> [WORK TO BE COMPLETED]
Repeat the listing below word for word, stopping after the line that contains "const yTicks = [0, 0.2, 0.4, 0.6, 0.8, 1.0];".

> [MATERIAL]
══════════════════════════════

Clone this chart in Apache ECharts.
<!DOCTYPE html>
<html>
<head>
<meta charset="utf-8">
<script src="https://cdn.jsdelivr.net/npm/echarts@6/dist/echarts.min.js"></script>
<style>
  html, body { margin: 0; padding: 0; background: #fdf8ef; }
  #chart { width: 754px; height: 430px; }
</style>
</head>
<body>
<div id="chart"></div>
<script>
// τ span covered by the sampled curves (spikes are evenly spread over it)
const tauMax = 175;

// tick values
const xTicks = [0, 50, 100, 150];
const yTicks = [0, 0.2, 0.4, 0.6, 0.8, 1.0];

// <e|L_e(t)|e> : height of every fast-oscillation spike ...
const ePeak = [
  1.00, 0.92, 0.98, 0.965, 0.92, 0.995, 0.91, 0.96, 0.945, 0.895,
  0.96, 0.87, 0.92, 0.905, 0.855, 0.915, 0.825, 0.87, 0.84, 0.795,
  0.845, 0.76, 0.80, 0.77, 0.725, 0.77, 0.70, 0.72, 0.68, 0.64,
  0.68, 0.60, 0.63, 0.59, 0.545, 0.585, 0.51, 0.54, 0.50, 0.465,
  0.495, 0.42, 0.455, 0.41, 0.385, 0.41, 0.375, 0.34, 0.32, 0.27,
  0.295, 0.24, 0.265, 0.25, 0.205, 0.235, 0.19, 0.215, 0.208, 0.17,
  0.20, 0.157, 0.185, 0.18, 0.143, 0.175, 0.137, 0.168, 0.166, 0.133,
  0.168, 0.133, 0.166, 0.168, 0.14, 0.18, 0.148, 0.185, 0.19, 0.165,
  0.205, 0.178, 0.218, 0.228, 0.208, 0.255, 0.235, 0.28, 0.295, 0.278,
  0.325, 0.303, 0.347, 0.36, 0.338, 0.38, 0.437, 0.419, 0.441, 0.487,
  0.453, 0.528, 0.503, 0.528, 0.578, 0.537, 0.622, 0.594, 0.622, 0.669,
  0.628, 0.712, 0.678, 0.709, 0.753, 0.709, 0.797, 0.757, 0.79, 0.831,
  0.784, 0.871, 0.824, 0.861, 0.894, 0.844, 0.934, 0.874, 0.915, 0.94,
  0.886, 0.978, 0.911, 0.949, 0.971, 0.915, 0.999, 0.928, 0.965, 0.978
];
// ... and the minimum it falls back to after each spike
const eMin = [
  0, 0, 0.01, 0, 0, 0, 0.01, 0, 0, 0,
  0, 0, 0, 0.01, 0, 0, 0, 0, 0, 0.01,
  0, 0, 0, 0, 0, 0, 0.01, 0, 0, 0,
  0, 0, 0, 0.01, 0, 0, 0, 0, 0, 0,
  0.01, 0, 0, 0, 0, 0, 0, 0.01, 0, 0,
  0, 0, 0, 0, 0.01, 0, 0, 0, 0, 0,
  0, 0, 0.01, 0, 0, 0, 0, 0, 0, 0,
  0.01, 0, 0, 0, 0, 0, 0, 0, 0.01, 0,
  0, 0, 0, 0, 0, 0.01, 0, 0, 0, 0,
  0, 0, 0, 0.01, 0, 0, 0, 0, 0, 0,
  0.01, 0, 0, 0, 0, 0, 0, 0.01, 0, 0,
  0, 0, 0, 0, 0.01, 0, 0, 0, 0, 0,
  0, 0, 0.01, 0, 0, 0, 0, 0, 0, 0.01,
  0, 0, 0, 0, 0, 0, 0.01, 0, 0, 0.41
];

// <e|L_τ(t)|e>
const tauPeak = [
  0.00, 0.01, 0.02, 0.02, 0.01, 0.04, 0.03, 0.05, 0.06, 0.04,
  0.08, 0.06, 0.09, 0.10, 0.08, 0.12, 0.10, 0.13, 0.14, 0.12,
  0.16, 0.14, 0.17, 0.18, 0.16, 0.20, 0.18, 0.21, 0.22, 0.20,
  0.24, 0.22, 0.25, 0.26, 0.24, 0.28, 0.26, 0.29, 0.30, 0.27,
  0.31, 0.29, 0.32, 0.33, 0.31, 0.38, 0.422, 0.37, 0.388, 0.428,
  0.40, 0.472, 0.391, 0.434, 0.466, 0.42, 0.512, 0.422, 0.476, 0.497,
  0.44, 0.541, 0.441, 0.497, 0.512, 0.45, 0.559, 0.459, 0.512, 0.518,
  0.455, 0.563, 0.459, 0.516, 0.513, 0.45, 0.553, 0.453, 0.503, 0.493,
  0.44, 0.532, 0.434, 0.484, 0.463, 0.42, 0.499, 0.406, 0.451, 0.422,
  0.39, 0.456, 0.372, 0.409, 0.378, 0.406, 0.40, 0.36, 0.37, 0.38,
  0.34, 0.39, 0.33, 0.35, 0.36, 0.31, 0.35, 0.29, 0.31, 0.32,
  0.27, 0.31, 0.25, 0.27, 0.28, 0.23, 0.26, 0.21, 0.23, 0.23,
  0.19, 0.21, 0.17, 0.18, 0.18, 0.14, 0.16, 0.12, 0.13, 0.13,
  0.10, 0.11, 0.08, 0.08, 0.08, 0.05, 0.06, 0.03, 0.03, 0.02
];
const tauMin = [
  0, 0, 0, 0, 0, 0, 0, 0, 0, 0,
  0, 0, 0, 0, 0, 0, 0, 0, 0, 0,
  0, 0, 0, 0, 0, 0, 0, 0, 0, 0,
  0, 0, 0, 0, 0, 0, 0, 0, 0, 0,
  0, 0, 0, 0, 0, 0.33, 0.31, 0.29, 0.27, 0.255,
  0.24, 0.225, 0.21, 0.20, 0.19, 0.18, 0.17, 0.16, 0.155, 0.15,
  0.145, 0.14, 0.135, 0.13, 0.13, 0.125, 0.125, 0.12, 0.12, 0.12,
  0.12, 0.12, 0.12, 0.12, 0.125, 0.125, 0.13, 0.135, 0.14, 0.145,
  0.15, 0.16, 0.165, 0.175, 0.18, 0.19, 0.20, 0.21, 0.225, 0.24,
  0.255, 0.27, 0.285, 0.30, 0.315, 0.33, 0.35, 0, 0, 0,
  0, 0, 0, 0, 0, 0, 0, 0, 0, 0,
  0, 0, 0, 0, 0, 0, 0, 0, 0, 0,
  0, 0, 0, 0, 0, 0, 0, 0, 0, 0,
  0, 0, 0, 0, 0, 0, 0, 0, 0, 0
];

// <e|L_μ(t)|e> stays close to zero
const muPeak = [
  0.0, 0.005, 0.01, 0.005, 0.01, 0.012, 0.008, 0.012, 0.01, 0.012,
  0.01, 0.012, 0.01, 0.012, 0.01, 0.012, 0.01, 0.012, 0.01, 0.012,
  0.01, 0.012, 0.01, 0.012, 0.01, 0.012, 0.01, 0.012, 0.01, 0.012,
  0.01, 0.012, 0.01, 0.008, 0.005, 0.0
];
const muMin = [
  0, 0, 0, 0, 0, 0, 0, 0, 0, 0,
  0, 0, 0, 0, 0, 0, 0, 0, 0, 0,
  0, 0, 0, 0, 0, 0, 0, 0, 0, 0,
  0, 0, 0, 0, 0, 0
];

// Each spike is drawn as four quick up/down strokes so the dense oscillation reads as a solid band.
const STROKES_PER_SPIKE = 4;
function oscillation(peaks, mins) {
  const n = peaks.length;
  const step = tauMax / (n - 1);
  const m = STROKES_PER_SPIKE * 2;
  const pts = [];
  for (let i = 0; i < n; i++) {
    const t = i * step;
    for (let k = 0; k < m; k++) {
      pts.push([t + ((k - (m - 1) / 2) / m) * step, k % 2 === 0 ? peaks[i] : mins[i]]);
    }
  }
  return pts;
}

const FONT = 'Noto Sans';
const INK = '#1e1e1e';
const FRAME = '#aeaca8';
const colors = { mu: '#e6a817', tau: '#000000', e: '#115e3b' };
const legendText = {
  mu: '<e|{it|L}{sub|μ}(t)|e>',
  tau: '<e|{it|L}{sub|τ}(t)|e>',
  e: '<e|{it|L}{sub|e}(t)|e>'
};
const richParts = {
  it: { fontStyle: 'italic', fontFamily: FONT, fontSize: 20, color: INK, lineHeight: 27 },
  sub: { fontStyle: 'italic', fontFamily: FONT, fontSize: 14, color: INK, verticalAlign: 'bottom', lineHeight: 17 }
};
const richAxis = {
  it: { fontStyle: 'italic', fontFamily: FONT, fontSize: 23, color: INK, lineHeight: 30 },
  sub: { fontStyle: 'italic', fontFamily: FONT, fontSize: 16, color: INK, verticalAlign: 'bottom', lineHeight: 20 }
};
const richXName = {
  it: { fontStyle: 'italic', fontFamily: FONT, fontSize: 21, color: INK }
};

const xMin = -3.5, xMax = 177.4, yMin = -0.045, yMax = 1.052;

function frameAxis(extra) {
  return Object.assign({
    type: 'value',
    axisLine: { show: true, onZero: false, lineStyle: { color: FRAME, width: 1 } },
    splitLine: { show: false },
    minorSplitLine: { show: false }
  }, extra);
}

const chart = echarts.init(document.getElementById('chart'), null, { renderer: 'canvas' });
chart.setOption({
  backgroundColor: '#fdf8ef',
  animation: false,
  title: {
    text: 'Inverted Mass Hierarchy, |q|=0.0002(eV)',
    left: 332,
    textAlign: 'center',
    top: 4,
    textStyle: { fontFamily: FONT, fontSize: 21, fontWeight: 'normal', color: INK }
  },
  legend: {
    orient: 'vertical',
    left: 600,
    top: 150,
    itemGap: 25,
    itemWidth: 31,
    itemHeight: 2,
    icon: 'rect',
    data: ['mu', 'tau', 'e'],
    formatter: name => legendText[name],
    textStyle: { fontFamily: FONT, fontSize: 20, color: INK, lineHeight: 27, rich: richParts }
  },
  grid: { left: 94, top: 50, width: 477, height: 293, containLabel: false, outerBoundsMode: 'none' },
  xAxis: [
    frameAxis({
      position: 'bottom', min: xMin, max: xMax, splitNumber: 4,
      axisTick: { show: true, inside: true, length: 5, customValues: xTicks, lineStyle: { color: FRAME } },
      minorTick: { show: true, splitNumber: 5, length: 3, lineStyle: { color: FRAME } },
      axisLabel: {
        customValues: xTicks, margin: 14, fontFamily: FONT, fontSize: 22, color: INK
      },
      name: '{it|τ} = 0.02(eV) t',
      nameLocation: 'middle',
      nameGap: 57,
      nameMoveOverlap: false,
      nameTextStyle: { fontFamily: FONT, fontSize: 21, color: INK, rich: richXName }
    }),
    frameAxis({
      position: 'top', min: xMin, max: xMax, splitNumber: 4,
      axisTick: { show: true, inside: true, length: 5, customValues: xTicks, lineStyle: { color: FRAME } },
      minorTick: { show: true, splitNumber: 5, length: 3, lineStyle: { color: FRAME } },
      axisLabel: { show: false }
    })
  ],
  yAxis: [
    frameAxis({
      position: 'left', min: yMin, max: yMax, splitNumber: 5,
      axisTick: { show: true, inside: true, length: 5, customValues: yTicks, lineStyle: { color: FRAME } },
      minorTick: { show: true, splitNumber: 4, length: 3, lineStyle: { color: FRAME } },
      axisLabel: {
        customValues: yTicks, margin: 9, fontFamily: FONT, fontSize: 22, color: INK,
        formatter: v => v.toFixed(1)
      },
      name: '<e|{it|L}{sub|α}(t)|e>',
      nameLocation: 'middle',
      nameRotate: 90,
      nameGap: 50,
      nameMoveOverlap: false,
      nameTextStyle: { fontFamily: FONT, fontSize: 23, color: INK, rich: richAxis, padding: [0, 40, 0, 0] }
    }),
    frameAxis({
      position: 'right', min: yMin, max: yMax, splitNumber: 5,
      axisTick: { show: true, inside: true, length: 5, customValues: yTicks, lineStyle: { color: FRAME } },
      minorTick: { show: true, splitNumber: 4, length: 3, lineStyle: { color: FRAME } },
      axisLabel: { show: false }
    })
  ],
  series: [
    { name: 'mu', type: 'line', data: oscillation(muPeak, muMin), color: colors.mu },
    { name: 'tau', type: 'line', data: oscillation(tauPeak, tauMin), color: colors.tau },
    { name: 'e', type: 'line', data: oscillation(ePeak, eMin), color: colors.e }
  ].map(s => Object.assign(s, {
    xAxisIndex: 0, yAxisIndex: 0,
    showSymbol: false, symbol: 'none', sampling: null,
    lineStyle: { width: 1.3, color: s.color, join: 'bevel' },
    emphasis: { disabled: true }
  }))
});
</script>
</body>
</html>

══════════════════════════════

> [PROBLEM SOLUTION]
Clone this chart in Apache ECharts.
<!DOCTYPE html>
<html>
<head>
<meta charset="utf-8">
<script src="https://cdn.jsdelivr.net/npm/echarts@6/dist/echarts.min.js"></script>
<style>
  html, body { margin: 0; padding: 0; background: #fdf8ef; }
  #chart { width: 754px; height: 430px; }
</style>
</head>
<body>
<div id="chart"></div>
<script>
// τ span covered by the sampled curves (spikes are evenly spread over it)
const tauMax = 175;

// tick values
const xTicks = [0, 50, 100, 150];
const yTicks = [0, 0.2, 0.4, 0.6, 0.8, 1.0];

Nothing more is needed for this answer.